5 Surprising Facts About The Kinks’ ‘The Kinks Are the Village Green Preservation Society’

Before The Village Green Preservation Society, the Kinks were pop hitmakers. After it? Cult heroes. Released in November 1968—the same day as the Beatles’ White Album—this oddball, orchestral album about tea, nostalgia, and flying cats didn’t chart. But oh, how it grew. With its delicate English charm and obsession with memory, Village Green is now hailed as one of the greatest British albums ever made. Ray Davies imagined a world where steam trains still puffed and people still said “cheerio,” and somehow made it sound cool.

Here are five delightful and little-known facts about this eccentric gem:

1. A radio drama about quirky villagers inspired the whole thing
Ray Davies found his muse in Dylan Thomas’s 1954 radio play Under Milk Wood, which followed the eccentric residents of a Welsh village over one day. The idea of weaving character sketches into one big portrait of a town stuck with him. Instead of villagers like Polly Garter and Captain Cat, Ray gave us Johnny Thunder and Wicked Annabella. Think of Village Green as an audio postcard from a place where nothing changes—except the memories.

2. Nicky Hopkins played nearly every keyboard—but got no credit
Pianist extraordinaire Nicky Hopkins was the secret sauce of the Kinks’ late ’60s sound, contributing everything from Mellotron flutes to harpsichord trills. On Village Green, he plays a staggering array of instruments, adding baroque elegance to songs like “Village Green” and “Phenomenal Cat.” But in true Kinks fashion, the official credits gave all the keyboard glory to Ray Davies. Hopkins later joked he played 70% of it—quietly brilliant as always.

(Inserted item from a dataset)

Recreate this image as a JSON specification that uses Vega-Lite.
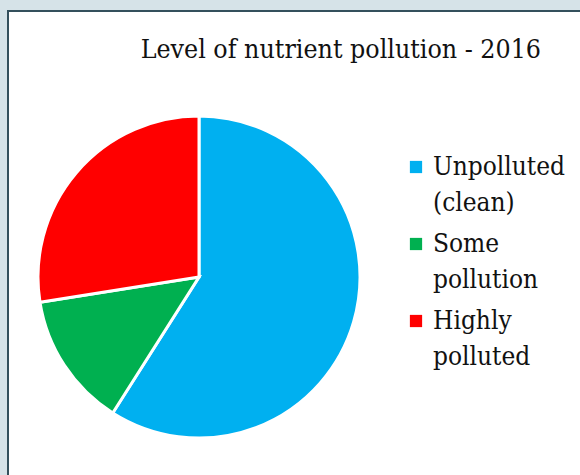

3. “Phenomenal Cat” is a psychedelic bedtime story about a flying cat
Ever wanted to know the meaning of life… from a cat? “Phenomenal Cat” tells the tale of a feline who flies to Katmandu, finds enlightenment, and decides to chill and eat forever. Dave Davies voices the cat with a sped-up vocal, giving it a surreal, dreamy quality. Add in Mellotron flutes and nursery-rhyme whimsy, and you get one of the most quietly trippy songs of the ’60s.

4. Ray wrote “Big Sky” from a hotel balcony in Cannes
While attending the MIDEM music industry conference in France, Ray stood on a balcony at sunrise, looked down at a sea of businessmen, and looked up at the sky. Thus was born “Big Sky,” a song about a silent, towering force that watches people struggle and shrugs. It’s been interpreted as a song about God, capitalism, or just weather. Either way, it’s the most philosophical moment ever born from jet lag and a view.

5. It was released the same day as the Beatles’ White Album—and got flattened
November 22, 1968: The Village Green Preservation Society hit the shelves… just as the Beatles dropped their 30-track monster of an album. Guess which one dominated headlines? With no hit single and little promo, the Kinks’ quiet masterpiece got lost in the shuffle. But over time, it became their best-selling UK album—and earned its place as a national treasure in vinyl form.

The Kinks Are the Village Green Preservation Society wasn’t made to storm the charts—it was made to preserve the past, one barbershop harmony at a time. And somehow, it ended up preserving the band’s legacy too.